Cloud-Based Solutions Represent “True Breakthrough” in Collaboration
May 22, 2013 - Forbes Insights, the research practice of Forbes Media, released "Collaborating in the Cloud," a Cisco-sponsored study examining the ways business leaders increasingly look at cloud collaboration as a way to increase productivity, accelerate business results and enhance innovation and collaboration across borders and functions.
The research, which combines a global survey of more than 500 executives with 15 executive interviews, found that 64 percent of respondents say cloud-based collaboration tools help businesses execute faster than would be possible otherwise. The figure increases to 82 percent among "leaders" including CEOs, CIOs, CTOs, CFOs and other top executives.
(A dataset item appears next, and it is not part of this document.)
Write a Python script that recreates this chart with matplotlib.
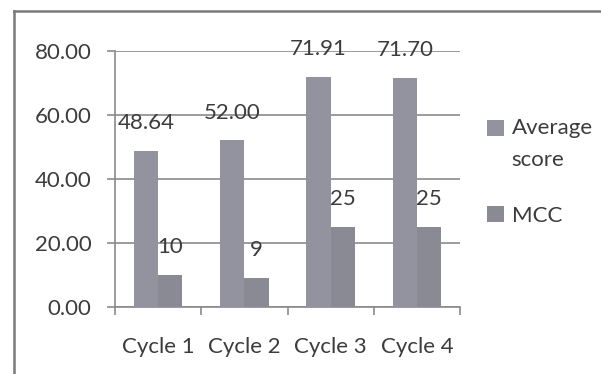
import numpy as np
import matplotlib
matplotlib.use("Agg")
import matplotlib.pyplot as plt
from matplotlib.lines import Line2D
from matplotlib.patches import Rectangle
from matplotlib.legend_handler import HandlerPatch, update_from_first_child

cycles = ["Cycle 1", "Cycle 2", "Cycle 3", "Cycle 4"]
avg_score = [48.64, 52.00, 71.91, 71.70]
mcc = [10, 9, 25, 25]
avg_labels = ["48.64", "52.00", "71.91", "71.70"]
mcc_labels = ["10", "9", "25", "25"]
y_ticks = [0, 20, 40, 60, 80]

plt.rcParams['font.family'] = ['Lato', 'DejaVu Sans']
txt = '#3c3c3c'
fs = 16

fig = plt.figure(figsize=(6.01, 3.74), dpi=100)
ax = fig.add_axes([115/601, 1-306.7/374, 345/601, (306.7-51)/374])

x = np.arange(len(cycles))
w = 0.28
b1 = ax.bar(x - w/2, avg_score, w, color='#93939f', label='Average\nscore', zorder=3)
b2 = ax.bar(x + w/2, mcc, w, color='#8a8a95', label='MCC', zorder=3)

# data labels above the bars
for xi, v, s in zip(x - w/2, avg_score, avg_labels):
    ax.annotate(s, (xi, v), xytext=(0, 20), textcoords='offset points',
                ha='center', va='center', fontsize=fs, color=txt, zorder=4)
for xi, v, s in zip(x + w/2, mcc, mcc_labels):
    ax.annotate(s, (xi, v), xytext=(0, 20), textcoords='offset points',
                ha='center', va='center', fontsize=fs, color=txt, zorder=4)

ax.set_xlim(-0.5, 3.5)
ax.set_ylim(0, 80)
ax.set_yticks(y_ticks)
ax.set_yticklabels([f"{t:.2f}" for t in y_ticks])
ax.yaxis.grid(True, color='#8a8a8a', lw=1.2, zorder=0)
ax.tick_params(axis='y', length=6, width=1.2, color='#8a8a8a', pad=11, labelsize=fs, labelcolor=txt)

# category ticks between groups, labels at centers
ax.set_xticks(np.arange(-0.5, 4, 1))
ax.set_xticklabels([])
ax.set_xticks(x, minor=True)
ax.set_xticklabels(cycles, minor=True)
ax.tick_params(axis='x', which='major', length=6, width=1.2, color='#8a8a8a')
ax.tick_params(axis='x', which='minor', length=0, pad=22, labelsize=fs, labelcolor=txt)

for sp in ['top', 'right']:
    ax.spines[sp].set_visible(False)
for sp in ['left', 'bottom']:
    ax.spines[sp].set_color('#8a8a8a')
    ax.spines[sp].set_linewidth(1.2)

# square next to the first line of a two-line label
def top_square(legend, orig_handle, xdescent, ydescent, width, height, fontsize):
    return Rectangle((-xdescent, -ydescent + 12), width, height)

leg = ax.legend(handles=[b1, b2], loc='upper left', frameon=False, borderpad=0,
                bbox_to_anchor=(476/601, 1-107/374), bbox_transform=fig.transFigure,
                fontsize=fs, labelcolor=txt, handlelength=0.75, handleheight=0.75,
                handletextpad=0.35, labelspacing=1.6,
                handler_map={b1: HandlerPatch(patch_func=top_square,
                                              update_func=update_from_first_child)})
for t in leg.get_texts():
    t.set_linespacing(1.75)

# outer chart border
bc = '#7a7a7a'
fig.add_artist(Line2D([14/601, 14/601], [0, 1-11/374], color=bc, lw=1.8))
fig.add_artist(Line2D([14/601, 1], [1-11/374, 1-11/374], color=bc, lw=1.8))

fig.savefig("out.png", dpi=100)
Another key finding is that the cloud enhances collaboration across time zones and functional boundaries. Fifty-five percent of those surveyed — 87 percent of leaders — say that capabilities enabled by cloud-based solutions represent a true breakthrough in collaboration.
The cloud also enables more-efficient business processes, according to the survey. Fifty-eight percent of total respondents and 90 percent of leaders say cloud-based collaboration has the potential to improve business processes such as purchasing, manufacturing, marketing, sales and technical support.
A huge majority (93 percent) of the leaders say cloud-based collaboration stimulates innovation, and say non-IT executives are becoming more involved in the selection, implementation and management processes relating to cloud-based collaboration tools.
"The ability to collaborate in the cloud is becoming a key driver of competitive advantage," Bruce Rogers, chief insights officer of Forbes Media, said in a statement. "Leading companies are doing more to foster cloud-based collaboration — not only internally but also with an ever-wider swath of external groups including customers, suppliers, partners and even regulators." The benefits of cloud-based collaboration include greater efficiency, organizational dexterity and innovation, Rogers said.